EU Energy-Tax Plan Exposes Pressure From Middle East War on Household Bills

by EUToday Correspondents

The European Union is preparing changes to energy taxation that would require member states to tax electricity at a lower rate than natural gas, as Brussels looks for ways to reduce household bills and accelerate the move away from fossil fuels.

A draft European Commission proposal, expected to be published on 22 July, would amend EU energy-tax rules so that electricity becomes cheaper relative to gas. The planned changes, outlined in a draft energy-tax proposal, are intended to encourage households, businesses and industry to shift more quickly towards electric heating, transport and industrial processes, while reducing Europe’s exposure to volatile oil and gas markets.

The proposal comes as the EU faces renewed energy-price pressure linked to the war involving Iran and disruption in Middle East energy markets. Europe has already spent years trying to reduce its dependence on Russian fossil fuels following Moscow’s full-scale invasion of Ukraine. The latest pressure on oil and gas prices has sharpened a familiar problem: European consumers and companies remain vulnerable to external shocks in imported energy.

The Commission’s draft would not impose one single tax rate across the bloc. National governments would continue to set rates. However, they would be required to ensure that electricity is taxed less heavily than natural gas. The principle is politically simple but technically difficult: if Brussels wants citizens to buy heat pumps, electric vehicles and electrified industrial equipment, electricity cannot remain structurally more expensive than the fuels it is supposed to replace.

The proposal also looks beyond tax rates. According to the draft, Brussels wants to encourage more “system-friendly” use of electricity, including wider use of smart meters and flexible tariffs. The Commission is aiming for smart meters to reach 50 per cent of customers by 2030, allowing more consumers to benefit from cheaper electricity when demand is lower or renewable generation is higher.

This is not a narrow energy-market adjustment. It goes to the centre of Europe’s industrial and social policy debate. Electricity prices affect household budgets, industrial competitiveness, heating decisions, electric-vehicle uptake and the viability of clean technologies. In several EU countries, taxes, levies and network charges remain a large part of final electricity bills, leaving consumers with limited benefit even when wholesale prices fall.
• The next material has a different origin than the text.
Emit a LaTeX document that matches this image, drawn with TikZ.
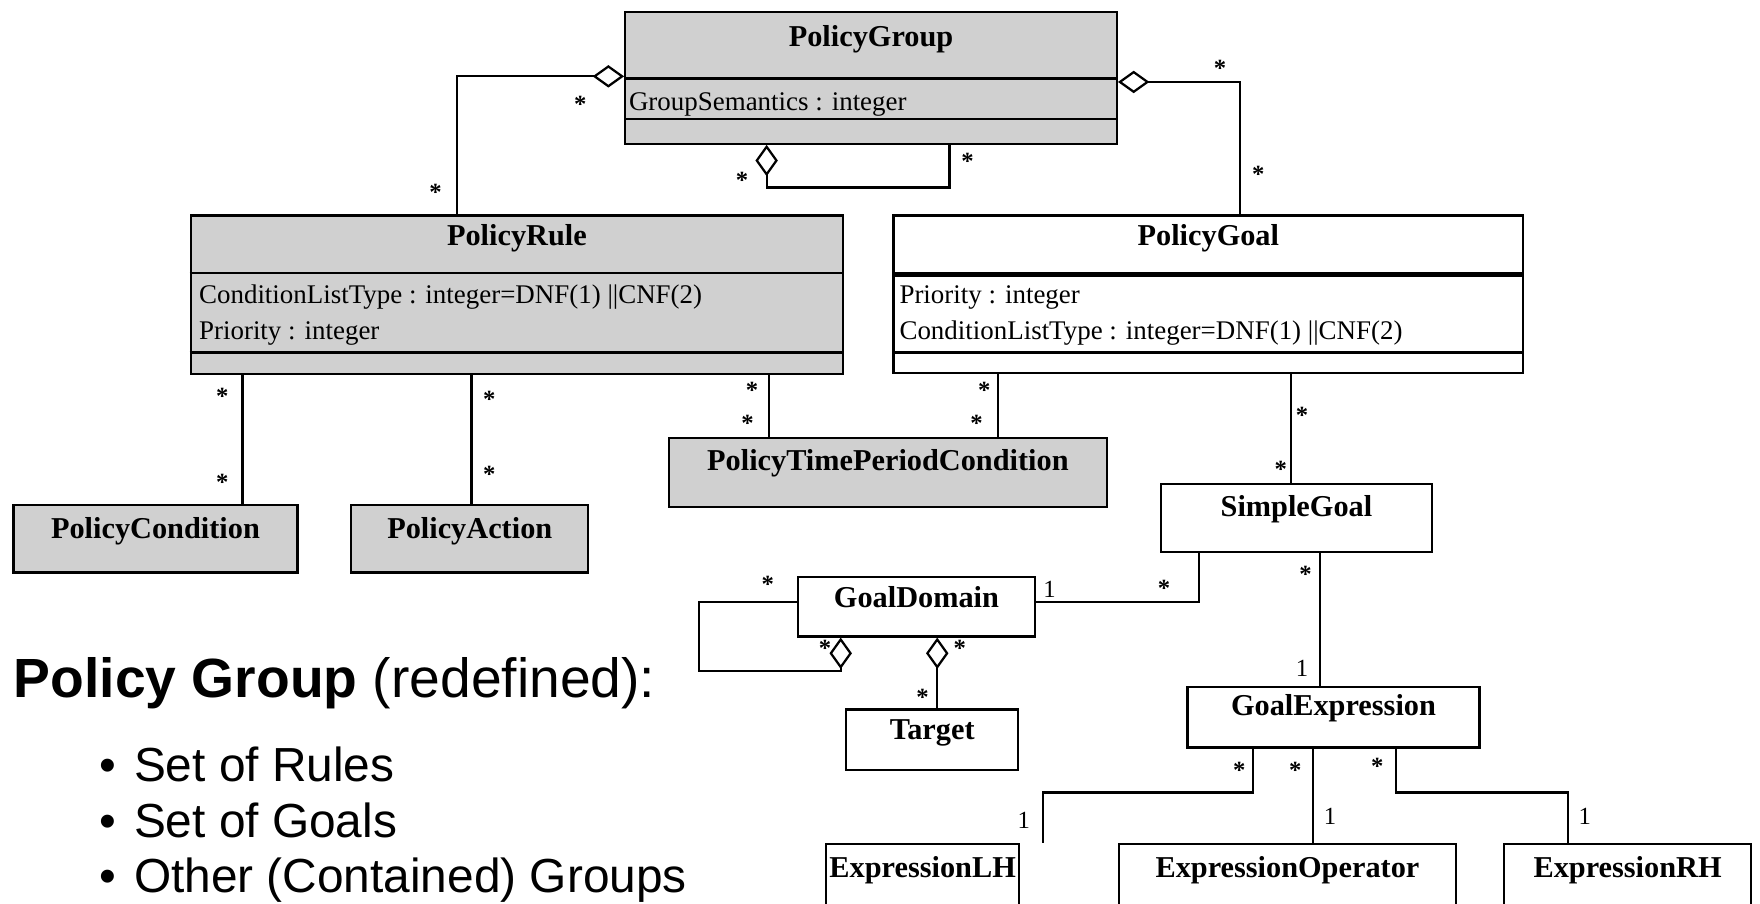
\documentclass[tikz,border=0pt]{standalone}
\usepackage{fontspec}
\setmainfont{Liberation Serif}
\newfontfamily\slidefont{Liberation Sans}
\usetikzlibrary{arrows.meta,fit}

\definecolor{clsgray}{RGB}{208,208,208}

\tikzset{
  cls/.style={draw=black, line width=1pt, inner sep=0pt},
  grayfill/.style={fill=clsgray},
  clsname/.style={font=\fontsize{13.5}{16}\selectfont\bfseries, inner sep=0pt},
  attr/.style={font=\fontsize{12}{14}\selectfont, inner sep=0pt, anchor=west},
  starlbl/.style={font=\fontsize{11}{12}\selectfont\bfseries, inner sep=0pt, yshift=-1.5pt},
  onelbl/.style={font=\fontsize{11}{12}\selectfont, inner sep=0pt},
  conn/.style={draw=black, line width=1pt},
  agg/.style={conn, -{Diamond[open, length=14pt, width=10pt, line width=1pt]}},
  sep/.style={draw=black, line width=1pt},
  headline/.style={font=\slidefont\fontsize{24.6}{28}\selectfont, inner sep=0pt, anchor=base west},
  bulletline/.style={font=\slidefont\fontsize{21.3}{25}\selectfont, inner sep=0pt, anchor=base west},
  bulletdot/.style={font=\slidefont\fontsize{21.3}{25}\selectfont, inner sep=0pt, anchor=base},
}

\begin{document}
\begin{tikzpicture}[x=0.5pt, y=-0.5pt]
\clip (0,0) rectangle (1568,805);
\fill[white] (0,0) rectangle (1568,805);

% ---------- class boxes ----------
\node[cls, grayfill, fit={(557,11) (995,128)}] (pg) {};
\draw[sep] (pg.west |- 0,70) -- (pg.east |- 0,70);
\draw[sep] (pg.west |- 0,106) -- (pg.east |- 0,106);
\node[clsname] (pgT) at (pg.north |- 0,35) {PolicyGroup};
\node[attr] (pgA) at (560,93) {GroupSemantics : integer};

\node[cls, grayfill, fit={(170,192) (751,333)}] (pr) {};
\draw[sep] (pr.west |- 0,243) -- (pr.east |- 0,243);
\draw[sep] (pr.west |- 0,314) -- (pr.east |- 0,314);
\node[clsname] (prT) at (pr.north |- 0,212) {PolicyRule};
\node[attr] (prA) at (177,265) {ConditionListType : integer=DNF(1) ||CNF(2)};
\node[attr] (prB) at (177,297) {Priority : integer};

\node[cls, fit={(796,192) (1357,332)}] (pgl) {};
\draw[sep, line width=2.2pt] (pgl.west |- 0,244.5) -- (pgl.east |- 0,244.5);
\draw[sep] (pgl.west |- 0,314) -- (pgl.east |- 0,314);
\node[clsname] (pglT) at (pgl.north |- 0,212) {PolicyGoal};
\node[attr] (pglA) at (801,265) {Priority : integer};
\node[attr] (pglB) at (801,297) {ConditionListType : integer=DNF(1) ||CNF(2)};

\node[cls, grayfill, fit={(12,450) (265,510)}] (pc) {};
\node[clsname] (pcT) at (pc.north |- 0,473) {PolicyCondition};

\node[cls, grayfill, fit={(313,450) (524,510)}] (pa) {};
\node[clsname] (paT) at (pa.north |- 0,473) {PolicyAction};

\node[cls, grayfill, fit={(596,390) (986,452)}] (ptp) {};
\node[clsname] (ptpT) at (ptp.north |- 0,413) {PolicyTimePeriodCondition};

\node[cls, fit={(1034,431) (1276,492)}] (sg) {};
\node[clsname] (sgT) at (sg.north |- 0,454) {SimpleGoal};

\node[cls, fit={(711,514) (922,567)}] (gd) {};
\node[clsname] (gdT) at (gd.north |- 0,532) {GoalDomain};

\node[cls, fit={(754,632) (907,686)}] (tg) {};
\node[clsname] (tgT) at (tg.north |- 0,653) {Target};

\node[cls, fit={(1058,612) (1318,666)}] (ge) {};
\node[clsname] (geT) at (ge.north |- 0,631) {GoalExpression};

\node[cls, fit={(736,752) (908,830)}] (elh) {};
\node[clsname] (elhT) at (elh.north |- 0,775) {ExpressionLH};

\node[cls, fit={(997,752) (1297,830)}] (eop) {};
\node[clsname] (eopT) at (eop.north |- 0,775) {ExpressionOperator};

\node[cls, fit={(1340,752) (1560,830)}] (erh) {};
\node[clsname] (erhT) at (erh.north |- 0,775) {ExpressionRH};

% ---------- associations ----------
\draw[agg] (407,0 |- pr.north) |- (pg.west |- 0,68);
\draw[agg] (1105,0 |- pgl.north) |- (pg.east |- 0,73);
\draw[agg] (846,0 |- pg.south) -- (846,167) -| (683,0 |- pg.south);

\draw[conn] (216,0 |- pr.south) -- (216,0 |- pc.north);
\draw[conn] (420,0 |- pr.south) -- (420,0 |- pa.north);
\draw[conn] (685,0 |- pr.south) -- (685,0 |- ptp.north);
\draw[conn] (889,0 |- pgl.south) -- (889,0 |- ptp.north);
\draw[conn] (1150,0 |- pgl.south) -- (1150,0 |- sg.north);

\draw[conn] (1068,0 |- sg.south) |- (gd.east |- 0,536);
\draw[agg] (gd.west |- 0,536) -- (623,536) -- (623,598) -| (749,0 |- gd.south);
\draw[agg] (835,0 |- tg.north) -- (835,0 |- gd.south);
\draw[conn] (1176,0 |- sg.south) -- (1176,0 |- ge.north);

\draw[conn] (1116,0 |- ge.south) -- (1116,706) -| (929,0 |- elh.north);
\draw[conn] (1170,0 |- ge.south) -- (1170,0 |- eop.north);
\draw[conn] (1244,0 |- ge.south) -- (1244,706) -| (1397,0 |- erh.north);

% ---------- multiplicities ----------
\foreach \px/\py [count=\i] in {517/90, 388/168, 1087/58, 1121/152, 661/158, 862/141,
    198/350, 198/427, 436/353, 436/420, 670/345, 666/374, 877/345, 870/374,
    1160/367, 1141/415, 1037/521, 684/518, 735/575, 855/575, 822/618,
    1163/509, 1104/683, 1154/683, 1227/680}
  \node[starlbl] (star\i) at (\px,\py) {*};
\foreach \px/\py [count=\i] in {935/525, 1160/595, 912/731, 1185/727, 1412/727}
  \node[onelbl] (one\i) at (\px,\py) {1};

% ---------- slide text ----------
\node[headline] (hd) at (12,621) {\textbf{Policy Group} (redefined):};
\node[bulletdot] (d1) at (96,696) {\textbullet};
\node[bulletline] (b1) at (119,696) {Set of Rules};
\node[bulletdot] (d2) at (96,746) {\textbullet};
\node[bulletline] (b2) at (119,746) {Set of Goals};
\node[bulletdot] (d3) at (96,795) {\textbullet};
\node[bulletline] (b3) at (119,795) {Other (Contained) Groups};
\end{tikzpicture}
\end{document}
The political challenge is that energy taxation remains closely guarded by national governments. Tax decisions inside the EU have traditionally required unanimity, meaning each member state can block proposals affecting fiscal policy. Some governments are expected to resist any attempt by Brussels to push through changes under a faster legal route, warning that this could set a precedent for wider EU involvement in national tax decisions.

That legal and political dispute may become as important as the substance of the proposal. Countries with high electricity taxes may face pressure to lower them, but they will also have to account for lost revenue. Governments that rely on energy taxation to finance budgets, social schemes or climate-related programmes may resist changes unless they are compensated elsewhere.

The Commission’s argument is that current tax structures can work against the EU’s own energy goals. In some cases, electricity is taxed more heavily than gas, even though EU policy is designed to promote electrification and reduce fossil-fuel use. That creates a contradiction: citizens are encouraged to switch technologies, but price signals do not always support the switch.

The plan also reflects a wider change in Brussels’ response to energy crises. During the 2022 gas shock, the EU relied on emergency gas-storage rules, demand reduction, subsidies and efforts to replace Russian supplies. The current approach appears more structural. Rather than only cushioning prices after a crisis, the Commission wants to change the underlying incentives that shape household and industrial energy choices.

For industry, the proposal will be judged by whether it can reduce operating costs quickly enough to matter. European manufacturers have repeatedly warned that high energy prices weaken their position against competitors in the United States and Asia. Lower electricity taxation could help sectors that can electrify production, but it will not solve problems caused by grid congestion, slow permitting, high network costs or uneven access to cheap power.

For households, the effect will depend on national implementation. A lower tax burden on electricity could reduce bills directly, but only if governments pass the benefit through and do not offset it with other charges. The impact will also vary between countries with different energy mixes, tax systems and levels of electrification.

The proposal is therefore likely to open a wider argument about who pays for Europe’s energy transition. Lower electricity taxes may support consumers and clean technologies, but governments will still need to finance grids, storage, generation capacity and social protection for vulnerable households.

Brussels is presenting the shift as a way to align energy prices with strategic priorities. The political test will be whether member states accept that logic when it reaches their tax systems. The draft suggests the EU wants to move from emergency energy relief towards permanent price restructuring. Whether capitals agree may determine how quickly Europe can reduce its dependence on imported fossil fuels — and how much of the cost is passed on to households and industry.